Magische lamp (HAVO examen, 2018-2, opg 1)

Onderwerp: Elektrische stroom

Examenopgave HAVO, natuurkunde, 2018 tijdvak 2, opgave 1: Magische lamp

Amy heeft in een techniekmuseum een demonstratie van een magische lamp gezien. Zie figuur 1.

figuur 1.

De demonstratie ging als volgt:

  • Er werd een (brandende) lucifer onder een lampje gehouden. Het lampje ging vervolgens aan.
  • Toen de lucifer werd weggehaald bleef het lampje licht geven.
  • Vervolgens werd er tegen het lampje geblazen. Tijdens het blazen bewoog het lampje opzij en stopte het met licht geven.

In het doosje onder het lampje zit een klein gat waar het lampje doorheen schijnt.
Amy vermoedt dat er in de opening onder het lampje een lichtgevoelige weerstand (LDR) zit.
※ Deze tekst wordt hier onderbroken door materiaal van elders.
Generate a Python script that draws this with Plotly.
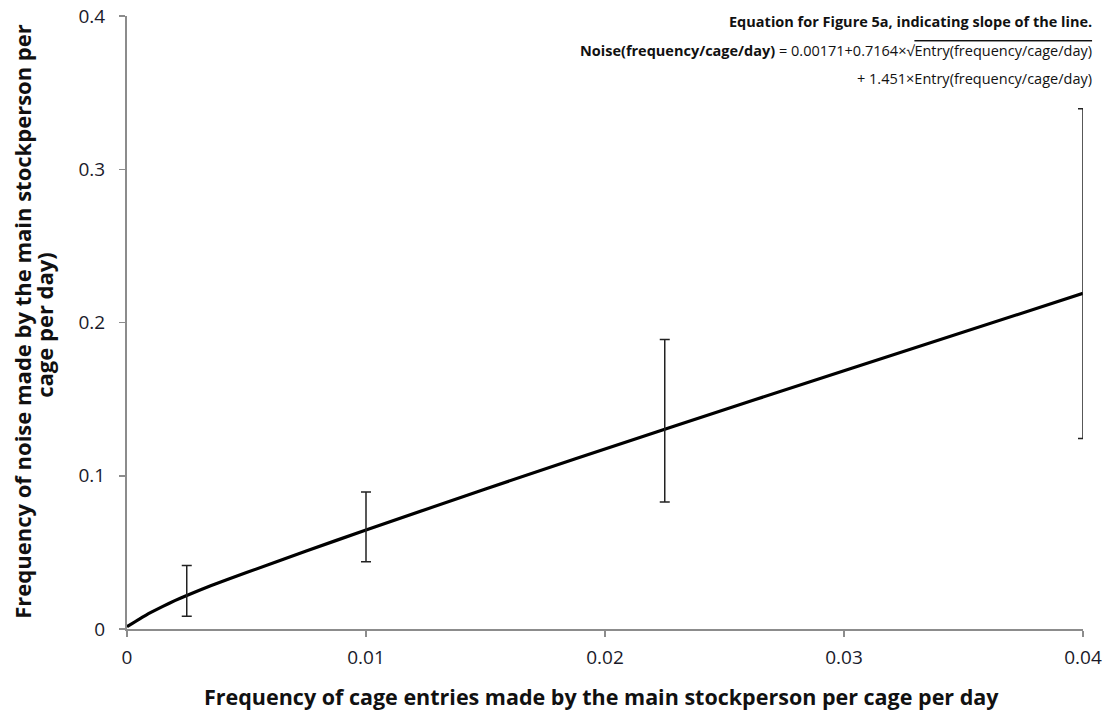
import plotly.graph_objects as go

# Fitted curve
curve_x = [0, 0.0005, 0.001, 0.0015, 0.002, 0.0025, 0.0035, 0.005, 0.0075, 0.01, 0.015, 0.0225, 0.03, 0.04]
curve_y = [0.0015, 0.0063, 0.0108, 0.0148, 0.0185, 0.0219, 0.0282, 0.0368, 0.0509, 0.0646, 0.0914, 0.1304, 0.1685, 0.219]

# Error bars
err_x = [0.0025, 0.01, 0.0225, 0.04]
err_mid = [0.0219, 0.0646, 0.1304, 0.219]
err_top = [0.0415, 0.0894, 0.1889, 0.3395]
err_bottom = [0.0084, 0.0439, 0.0829, 0.1243]

x_ticks = [0, 0.01, 0.02, 0.03, 0.04]
x_tick_labels = ["0", "0.01", "0.02", "0.03", "0.04"]
y_ticks = [0, 0.1, 0.2, 0.3, 0.4]
y_tick_labels = ["0", "0.1", "0.2", "0.3", "0.4"]

x_title = "Frequency of cage entries made by the main stockperson per cage per day"
y_title_lines = ["Frequency of noise made by the main stockperson per", "cage per day)"]
eq_lines = [
    "<b>Equation for Figure 5a, indicating slope of the line.</b>",
    "<b>Noise(frequency/cage/day)</b> = 0.00171+0.7164×√<span style='text-decoration:overline'>Entry(frequency/cage/day)</span>",
    "+ 1.451×Entry(frequency/cage/day)",
]

FONT = "'Open Sans', sans-serif"
L, R, T, B = 127, 1083, 16, 629.5
W, H = 1108, 720


def px(xp):
    return (xp - L) / (R - L)


def py(yp):
    return (B - yp) / (B - T)


fig = go.Figure()
fig.add_trace(go.Scatter(
    x=curve_x, y=curve_y, mode="lines",
    line=dict(color="black", width=3.2, shape="spline", smoothing=0.4),
    showlegend=False, hoverinfo="skip"))
fig.add_trace(go.Scatter(
    x=err_x, y=err_mid, mode="markers",
    marker=dict(size=1, color="rgba(0,0,0,0)"),
    error_y=dict(type="data", symmetric=False,
                 array=[t - m for t, m in zip(err_top, err_mid)],
                 arrayminus=[m - b for m, b in zip(err_mid, err_bottom)],
                 color="#222", thickness=1.5, width=5),
    showlegend=False, hoverinfo="skip", cliponaxis=False))

axis_common = dict(showgrid=False, zeroline=False, showline=True, linecolor="#8c8c8c",
                   linewidth=2, ticks="outside", ticklen=6, tickcolor="#8c8c8c",
                   tickwidth=1.5, automargin=False, ticklabeloverflow="allow",
                   tickfont=dict(family=FONT, size=19, color="#1a1a2a"))

fig.update_layout(
    width=W, height=H,
    margin=dict(l=L, r=W - R, t=T, b=H - B),
    plot_bgcolor="white", paper_bgcolor="white",
    font=dict(family=FONT),
    xaxis=dict(range=[0, 0.04], tickvals=x_ticks, ticktext=x_tick_labels,
               ticklabelstandoff=4, **axis_common),
    yaxis=dict(range=[0, 0.4], tickvals=y_ticks, ticktext=y_tick_labels,
               ticklabelstandoff=10, **axis_common),
)

# Axis titles
fig.add_annotation(xref="paper", yref="paper", x=px(601), y=py(697), xanchor="center", yanchor="middle",
                   showarrow=False, text="<b>" + x_title + "</b>",
                   font=dict(family=FONT, size=21.5, color="#111"))
fig.add_annotation(xref="paper", yref="paper", x=px(22), y=py(322), xanchor="center", yanchor="middle",
                   showarrow=False, textangle=-90, text="<b>" + y_title_lines[0] + "</b>",
                   font=dict(family=FONT, size=22, color="#111"))
fig.add_annotation(xref="paper", yref="paper", x=px(44), y=py(325), xanchor="center", yanchor="middle",
                   showarrow=False, textangle=-90, text="<b>" + y_title_lines[1] + "</b>",
                   font=dict(family=FONT, size=22, color="#111"))

# Equation text
for line, ycen in zip(eq_lines, [22, 51, 79]):
    fig.add_annotation(xref="paper", yref="paper", x=px(1094), y=py(ycen), xanchor="right", yanchor="middle",
                       showarrow=False, text=line, font=dict(family=FONT, size=14.5, color="#111"))

fig.write_html("out.html", config={"displayModeBar": False, "staticPlot": True},
               post_script="document.body.style.margin='0';document.body.style.overflow='hidden';")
Zie figuur 2.

figuur 2.

Ze wil zelf een magische lamp gaan maken met een LED als lampje en een LDR. Eerst meet ze de lichtintensiteit (in W m-2) op verschillende afstanden van het lampje. Van deze metingen maakt ze het diagram dat is weergegeven in figuur 3.

figuur 3.

Vervolgens wil ze het verband onderzoeken tussen de weerstand van de LDR en de lichtintensiteit. Ze heeft een schakeling nodig om de weerstand van de LDR te kunnen bepalen.

Opgaven

a) Welke van de onderstaande elektrische schakelingen moet Amy daarvoor gebruiken?

D

Uit haar meting volgt het diagram dat is weergegeven in figuur 4.

figuur 4.

Amy bouwt zelf een magische lamp met deze LDR en het lampje. Het lampje hangt ze boven de LDR. Er valt alleen licht van het lampje op de LDR. Het lampje brandt normaal, de weerstand van de LDR is dan 40 Ω.

b) Bepaal hoe hoog Amy het lampje boven de LDR heeft gehangen.
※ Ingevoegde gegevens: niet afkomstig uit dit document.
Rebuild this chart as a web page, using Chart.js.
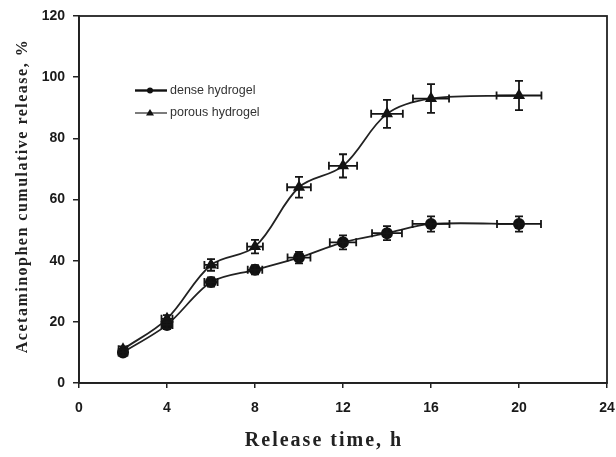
<!DOCTYPE html>
<html>
<head>
<meta charset="utf-8">
<script src="https://cdn.jsdelivr.net/npm/chart.js@4.4.1/dist/chart.umd.min.js"></script>
<style>
  html, body { margin: 0; padding: 0; background: #fff; }
  #wrap { width: 616px; height: 457px; position: relative; }
</style>
</head>
<body>
<div id="wrap"><canvas id="chart"></canvas></div>
<script>
// release time (h)
var hours = [2, 4, 6, 8, 10, 12, 14, 16, 20];

// cumulative release (%)
var denseRelease  = [10, 19, 33, 37, 41, 46, 49, 52, 52];
var porousRelease = [11, 21, 38.6, 44.6, 64, 71, 88, 93, 94];

// error bars (y in %, x in h)
var denseErrY  = [1, 1.2, 1.5, 1.5, 1.9, 2.3, 2.3, 2.5, 2.5];
var denseErrX  = [0.2, 0.25, 0.3, 0.33, 0.52, 0.6, 0.68, 0.84, 1.0];
var porousErrY = [1, 1.2, 1.9, 2.2, 3.4, 3.8, 4.6, 4.7, 4.8];
var porousErrX = [0.2, 0.25, 0.3, 0.36, 0.54, 0.64, 0.72, 0.82, 1.02];

var xTicks = [0, 4, 8, 12, 16, 20, 24];
var yTicks = [0, 20, 40, 60, 80, 100, 120];

var legendNames = ["dense hydrogel", "porous hydrogel"];

function pts(xs, ys) {
    return xs.map(function (x, i) { return { x: x, y: ys[i] }; });
}

// error bars drawn through the chart scales
var errorBars = {
    id: "errorBars",
    afterDatasetsDraw: function (chart) {
        var ctx = chart.ctx, xs = chart.scales.x, ys = chart.scales.y;
        var sets = [
            { v: denseRelease,  ex: denseErrX,  ey: denseErrY },
            { v: porousRelease, ex: porousErrX, ey: porousErrY }
        ];
        ctx.save();
        ctx.strokeStyle = "#151515";
        ctx.lineWidth = 1.8;
        sets.forEach(function (s) {
            hours.forEach(function (h, i) {
                var px = xs.getPixelForValue(h), py = ys.getPixelForValue(s.v[i]);
                var x0 = xs.getPixelForValue(h - s.ex[i]), x1 = xs.getPixelForValue(h + s.ex[i]);
                var y0 = ys.getPixelForValue(s.v[i] - s.ey[i]), y1 = ys.getPixelForValue(s.v[i] + s.ey[i]);
                ctx.beginPath();
                ctx.moveTo(x0, py); ctx.lineTo(x1, py);
                ctx.moveTo(x0, py - 4); ctx.lineTo(x0, py + 4);
                ctx.moveTo(x1, py - 4); ctx.lineTo(x1, py + 4);
                ctx.moveTo(px, y0); ctx.lineTo(px, y1);
                ctx.moveTo(px - 4, y0); ctx.lineTo(px + 4, y0);
                ctx.moveTo(px - 4, y1); ctx.lineTo(px + 4, y1);
                ctx.stroke();
            });
        });
        ctx.restore();
    }
};

// frame, legend and axis titles
var decor = {
    id: "decor",
    afterDraw: function (chart) {
        var ctx = chart.ctx, a = chart.chartArea;
        ctx.save();
        ctx.strokeStyle = "#222";
        ctx.lineWidth = 1.8;
        ctx.strokeRect(a.left, a.top, a.right - a.left, a.bottom - a.top);

        // legend inside plot
        ctx.font = "12.5px 'Liberation Sans', Arial, sans-serif";
        ctx.textBaseline = "middle";
        var lx = 135, ly = [90.5, 113];
        legendNames.forEach(function (name, i) {
            ctx.strokeStyle = i === 0 ? "#111" : "#444";
            ctx.lineWidth = i === 0 ? 2.4 : 1.4;
            ctx.beginPath(); ctx.moveTo(lx, ly[i]); ctx.lineTo(lx + 32, ly[i]); ctx.stroke();
            ctx.fillStyle = "#111";
            ctx.beginPath();
            if (i === 0) {
                ctx.arc(lx + 15, ly[i], 3, 0, Math.PI * 2);
            } else {
                ctx.moveTo(lx + 15, ly[i] - 4); ctx.lineTo(lx + 19, ly[i] + 2.5); ctx.lineTo(lx + 11, ly[i] + 2.5);
                ctx.closePath();
            }
            ctx.fill();
            ctx.fillStyle = "#333";
            ctx.textAlign = "left";
            ctx.fillText(name, lx + 35, ly[i]);
        });

        // axis titles
        ctx.fillStyle = "#222";
        ctx.font = "bold 20px 'Liberation Serif', 'Times New Roman', serif";
        ctx.letterSpacing = "2px";
        ctx.textAlign = "center";
        ctx.textBaseline = "alphabetic";
        ctx.fillText("Release time, h", 324, 446);

        ctx.font = "bold 16px 'Liberation Serif', 'Times New Roman', serif";
        ctx.letterSpacing = "1.5px";
        ctx.translate(27, 196);
        ctx.rotate(-Math.PI / 2);
        ctx.fillText("Acetaminophen cumulative release, %", 0, 0);
        ctx.restore();
    }
};

new Chart(document.getElementById("chart").getContext("2d"), {
    type: "line",
    data: {
        datasets: [
            {
                label: legendNames[0],
                data: pts(hours, denseRelease),
                borderColor: "#222",
                borderWidth: 1.8,
                backgroundColor: "#111",
                pointStyle: "circle",
                pointRadius: 6,
                pointBorderWidth: 0,
                tension: 0.3
            },
            {
                label: legendNames[1],
                data: pts(hours, porousRelease),
                borderColor: "#222",
                borderWidth: 1.8,
                backgroundColor: "#111",
                pointStyle: "triangle",
                pointRadius: 7,
                pointBorderWidth: 0,
                tension: 0.35
            }
        ]
    },
    options: {
        responsive: true,
        maintainAspectRatio: false,
        animation: false,
        layout: { padding: { top: 16, right: 9, left: 0, bottom: 0 } },
        plugins: {
            legend: { display: false },
            tooltip: { enabled: false }
        },
        scales: {
            x: {
                type: "linear",
                min: 0,
                max: 24,
                afterBuildTicks: function (s) { s.ticks = xTicks.map(function (v) { return { value: v }; }); },
                afterFit: function (s) { s.height = 74; s.paddingLeft = 0; s.paddingRight = 0; },
                grid: { drawOnChartArea: false, drawTicks: true, tickLength: 5, color: "#222", lineWidth: 1.5 },
                border: { display: true, color: "#222", width: 1.8 },
                ticks: {
                    color: "#1a1a1a",
                    padding: 12,
                    font: { family: "'Liberation Sans', Arial, sans-serif", size: 14, weight: "bold" }
                }
            },
            y: {
                min: 0,
                max: 120,
                afterBuildTicks: function (s) { s.ticks = yTicks.map(function (v) { return { value: v }; }); },
                afterFit: function (s) { s.width = 79; s.paddingTop = 0; s.paddingBottom = 0; },
                grid: { drawOnChartArea: false, drawTicks: true, tickLength: 6, color: "#222", lineWidth: 1.5 },
                border: { display: true, color: "#222", width: 1.8 },
                ticks: {
                    color: "#1a1a1a",
                    padding: 8,
                    font: { family: "'Liberation Sans', Arial, sans-serif", size: 14, weight: "bold" }
                }
            }
        }
    },
    plugins: [errorBars, decor]
});
</script>
</body>
</html>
Bij een weerstand van 40 Ω hoort een lichtintensiteit van 2,4 Wm-2 (zie figuur 4). In figuur 3 kan je dan aflezen dat de afstand gelijk is aan 2,0 cm.
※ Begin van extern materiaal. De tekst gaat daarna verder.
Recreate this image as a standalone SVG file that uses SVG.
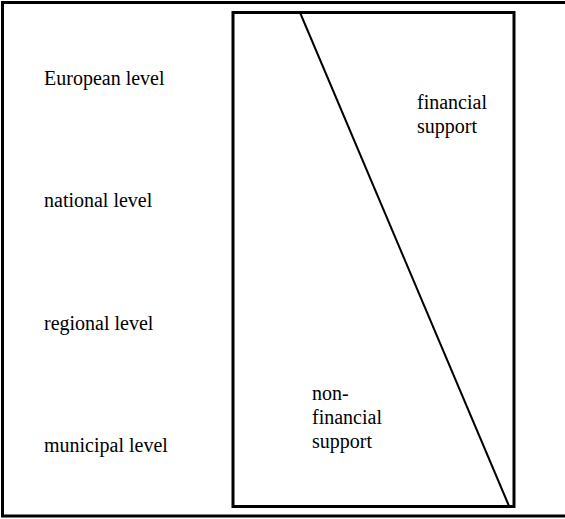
<svg xmlns="http://www.w3.org/2000/svg" width="565" height="519" viewBox="0 0 565 519">
<style>
.lbl{font-family:'Liberation Serif','Times New Roman',Times,serif;font-size:20px;fill:#000}
.frame{fill:none;stroke:#000;stroke-width:3}
</style>
<rect width="565" height="519" fill="#fff"/>
<rect class="frame" x="2.5" y="2.5" width="566" height="513.5"/>
<g id="levels" class="lbl" font-family="Liberation Serif, serif">
<text x="44" y="85">European level</text>
<text x="44" y="207">national level</text>
<text x="44" y="330">regional level</text>
<text x="44" y="452">municipal level</text>
</g>
<g id="panel">
<rect class="frame" x="233" y="12.5" width="281" height="494"/>
</g>
<g id="connectors">
<line x1="300" y1="12.5" x2="509" y2="506" stroke="#000" stroke-width="2"/>
</g>
<g id="financial" class="lbl" font-family="Liberation Serif, serif">
<text x="417" y="109">financial</text>
<text x="417" y="133">support</text>
</g>
<g id="nonfinancial" class="lbl" font-family="Liberation Serif, serif">
<text x="312" y="400">non-</text>
<text x="312" y="424">financial</text>
<text x="312" y="448">support</text>
</g>
</svg>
Haar schakeling is weergegeven in figuur 5. De spanningsbron geeft een spanning van 3,6 V. Het lampje brandt normaal op een spanning van 1,9 V. De LDR gaat kapot als hij meer dan 200 mW aan warmte produceert.

figuur 5.
c) Toon met een berekening aan of de LDR heel blijft als het lampje normaal brandt.

De spanning over de LED is gelijk aan 3,6 - 1,9 = 1,7 V. De stroomsterkte door de LED is dan:

$I=\frac{U}{R}=\frac{1,7}{40} = 4,25\cdot 10^{-2}~\mathrm{A}$

Het vermogen is dan:

$P=UI=1,7\cdot 4,25\cdot 10^{-2} = 0,072~\mathrm{W}$

Dit is minder dan 200 mW. De LDR blijft dus heel.

Voordat het lampje licht gaat geven, moet het eerst ‘aangestoken’ worden. Dat doet Amy door een brandende lucifer tussen het lampje en de LDR te houden. Na afloop kan Amy het lampje laten uitgaan door er tegen te blazen.

d) Leg uit:
- Waarom het lampje licht gaat geven wanneer de lucifer tussen het lampje en de LDR wordt gehouden.
- Waarom het lampje licht blijft geven als de lucifer daarna wordt weggehaald.
- Waarom het lampje vervolgens uitgaat als het opzij wordt geblazen.
  • Wanneer de lucifer tussen het lampje en de LDR wordt gehouden, valt het licht van de lucifer op de LDR. Hierdoor daalt de weerstand van de LDR en neemt de spanning over de LDR af. De spanning over het lampje zal hierdoor groter worden, waardoor het licht gaat geven.
  • Als de lucifer weggehaald wordt, geeft het lampje zelf licht. Hierdoor blijft de weerstand van de LDR laag en blijft het lampje branden.
  • Wanneer het lampje opzij geblazen wordt, valt er geen licht op de LDR en zal de weerstand weer toenemen. Het lampje zal dan stoppen met branden.